§ DIRECTIONS
Without the pictures, please reproduce only the lines from the one with "Clone this chart in matplotlib." through the one with "ax = fig.add_axes([0.157, 0.147, 0.805, 0.822])", both included.
--- Start of SOURCE DATA ---
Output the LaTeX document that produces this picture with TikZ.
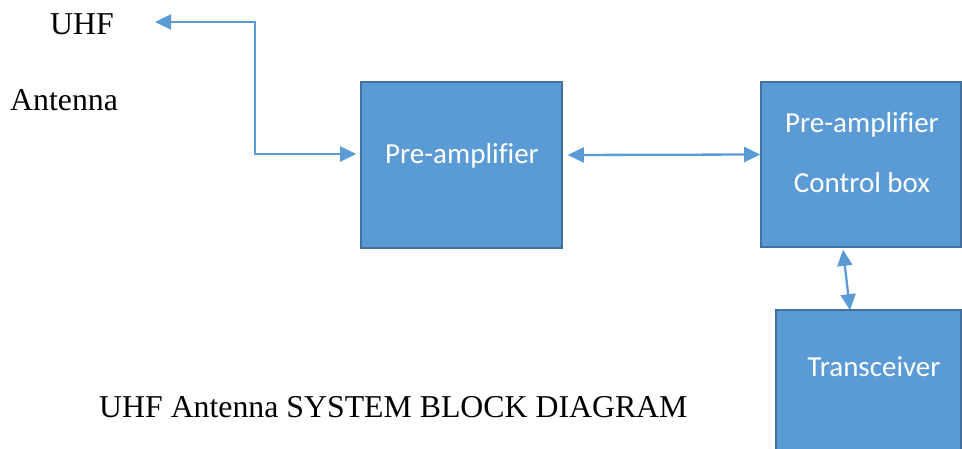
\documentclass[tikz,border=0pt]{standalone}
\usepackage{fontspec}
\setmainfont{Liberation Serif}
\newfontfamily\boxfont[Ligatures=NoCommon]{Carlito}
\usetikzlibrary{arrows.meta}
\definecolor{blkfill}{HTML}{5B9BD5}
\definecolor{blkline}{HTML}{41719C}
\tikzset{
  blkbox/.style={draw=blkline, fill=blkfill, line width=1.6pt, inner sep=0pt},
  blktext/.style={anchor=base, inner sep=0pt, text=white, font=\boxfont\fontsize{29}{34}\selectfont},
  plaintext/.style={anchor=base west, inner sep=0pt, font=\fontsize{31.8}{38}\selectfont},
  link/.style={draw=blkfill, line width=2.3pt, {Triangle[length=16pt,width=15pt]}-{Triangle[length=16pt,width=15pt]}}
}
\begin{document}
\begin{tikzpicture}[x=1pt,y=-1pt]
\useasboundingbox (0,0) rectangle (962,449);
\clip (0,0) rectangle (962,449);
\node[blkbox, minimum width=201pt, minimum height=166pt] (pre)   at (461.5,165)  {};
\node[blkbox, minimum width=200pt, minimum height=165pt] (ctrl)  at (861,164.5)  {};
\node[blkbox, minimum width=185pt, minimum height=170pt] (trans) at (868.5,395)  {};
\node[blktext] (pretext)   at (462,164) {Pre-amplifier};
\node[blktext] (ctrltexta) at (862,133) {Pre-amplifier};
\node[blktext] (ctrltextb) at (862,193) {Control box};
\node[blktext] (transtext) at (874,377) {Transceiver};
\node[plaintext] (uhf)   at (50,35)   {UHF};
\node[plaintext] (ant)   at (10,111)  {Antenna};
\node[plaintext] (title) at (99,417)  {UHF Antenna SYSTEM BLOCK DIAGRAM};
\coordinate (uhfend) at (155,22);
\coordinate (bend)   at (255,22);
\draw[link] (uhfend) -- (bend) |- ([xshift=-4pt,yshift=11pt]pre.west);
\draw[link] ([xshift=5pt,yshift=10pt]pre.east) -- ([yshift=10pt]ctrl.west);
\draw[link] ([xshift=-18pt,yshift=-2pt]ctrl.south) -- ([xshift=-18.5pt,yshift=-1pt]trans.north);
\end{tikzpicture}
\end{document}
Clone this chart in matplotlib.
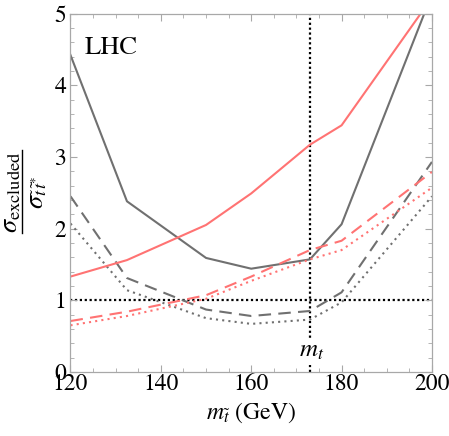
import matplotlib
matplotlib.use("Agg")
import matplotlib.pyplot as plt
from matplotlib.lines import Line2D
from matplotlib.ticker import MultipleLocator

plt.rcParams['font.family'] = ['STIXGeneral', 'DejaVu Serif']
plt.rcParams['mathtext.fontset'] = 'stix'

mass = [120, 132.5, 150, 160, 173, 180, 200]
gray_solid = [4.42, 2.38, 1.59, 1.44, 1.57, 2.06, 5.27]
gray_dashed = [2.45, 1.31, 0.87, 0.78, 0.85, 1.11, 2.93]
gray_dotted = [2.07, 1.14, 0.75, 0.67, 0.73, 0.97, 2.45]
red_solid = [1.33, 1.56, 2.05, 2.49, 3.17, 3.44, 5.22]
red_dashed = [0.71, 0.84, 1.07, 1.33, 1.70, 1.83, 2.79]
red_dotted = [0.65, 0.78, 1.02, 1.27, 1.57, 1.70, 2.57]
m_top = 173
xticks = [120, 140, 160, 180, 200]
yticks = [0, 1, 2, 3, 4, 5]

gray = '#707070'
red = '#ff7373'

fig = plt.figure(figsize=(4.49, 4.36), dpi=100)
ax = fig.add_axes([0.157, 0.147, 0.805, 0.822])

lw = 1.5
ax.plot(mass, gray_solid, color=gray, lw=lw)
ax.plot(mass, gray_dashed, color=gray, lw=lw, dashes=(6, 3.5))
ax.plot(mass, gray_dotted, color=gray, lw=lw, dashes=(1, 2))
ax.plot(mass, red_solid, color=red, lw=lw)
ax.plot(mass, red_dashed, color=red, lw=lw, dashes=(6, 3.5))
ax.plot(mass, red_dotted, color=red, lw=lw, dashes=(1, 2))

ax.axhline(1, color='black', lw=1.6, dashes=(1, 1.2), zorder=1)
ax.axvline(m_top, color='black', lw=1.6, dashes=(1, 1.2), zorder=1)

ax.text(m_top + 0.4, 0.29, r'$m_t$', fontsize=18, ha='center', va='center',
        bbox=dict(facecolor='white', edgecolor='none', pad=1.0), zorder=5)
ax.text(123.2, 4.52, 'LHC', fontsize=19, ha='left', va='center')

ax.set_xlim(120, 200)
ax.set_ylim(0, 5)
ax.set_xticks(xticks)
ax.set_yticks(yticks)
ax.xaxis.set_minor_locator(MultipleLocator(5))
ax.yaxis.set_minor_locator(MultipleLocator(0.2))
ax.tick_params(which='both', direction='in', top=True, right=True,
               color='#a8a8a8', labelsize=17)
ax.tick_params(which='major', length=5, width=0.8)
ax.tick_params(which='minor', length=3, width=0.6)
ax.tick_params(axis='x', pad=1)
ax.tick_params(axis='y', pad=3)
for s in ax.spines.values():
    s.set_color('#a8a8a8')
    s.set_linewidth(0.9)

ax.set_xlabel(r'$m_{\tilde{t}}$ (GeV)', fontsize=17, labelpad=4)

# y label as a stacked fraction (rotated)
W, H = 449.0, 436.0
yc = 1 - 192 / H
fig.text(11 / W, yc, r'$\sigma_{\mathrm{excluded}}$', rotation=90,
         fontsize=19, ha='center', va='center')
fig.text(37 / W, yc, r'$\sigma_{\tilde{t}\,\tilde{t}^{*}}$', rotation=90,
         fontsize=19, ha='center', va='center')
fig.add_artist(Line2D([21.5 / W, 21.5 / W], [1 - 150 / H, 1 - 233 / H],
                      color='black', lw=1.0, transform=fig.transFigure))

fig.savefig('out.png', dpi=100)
--- End of SOURCE DATA ---
§ EXERCISE OUTPUT
Clone this chart in matplotlib.
import matplotlib
matplotlib.use("Agg")
import matplotlib.pyplot as plt
from matplotlib.lines import Line2D
from matplotlib.ticker import MultipleLocator

plt.rcParams['font.family'] = ['STIXGeneral', 'DejaVu Serif']
plt.rcParams['mathtext.fontset'] = 'stix'

mass = [120, 132.5, 150, 160, 173, 180, 200]
gray_solid = [4.42, 2.38, 1.59, 1.44, 1.57, 2.06, 5.27]
gray_dashed = [2.45, 1.31, 0.87, 0.78, 0.85, 1.11, 2.93]
gray_dotted = [2.07, 1.14, 0.75, 0.67, 0.73, 0.97, 2.45]
red_solid = [1.33, 1.56, 2.05, 2.49, 3.17, 3.44, 5.22]
red_dashed = [0.71, 0.84, 1.07, 1.33, 1.70, 1.83, 2.79]
red_dotted = [0.65, 0.78, 1.02, 1.27, 1.57, 1.70, 2.57]
m_top = 173
xticks = [120, 140, 160, 180, 200]
yticks = [0, 1, 2, 3, 4, 5]

gray = '#707070'
red = '#ff7373'

fig = plt.figure(figsize=(4.49, 4.36), dpi=100)
ax = fig.add_axes([0.157, 0.147, 0.805, 0.822])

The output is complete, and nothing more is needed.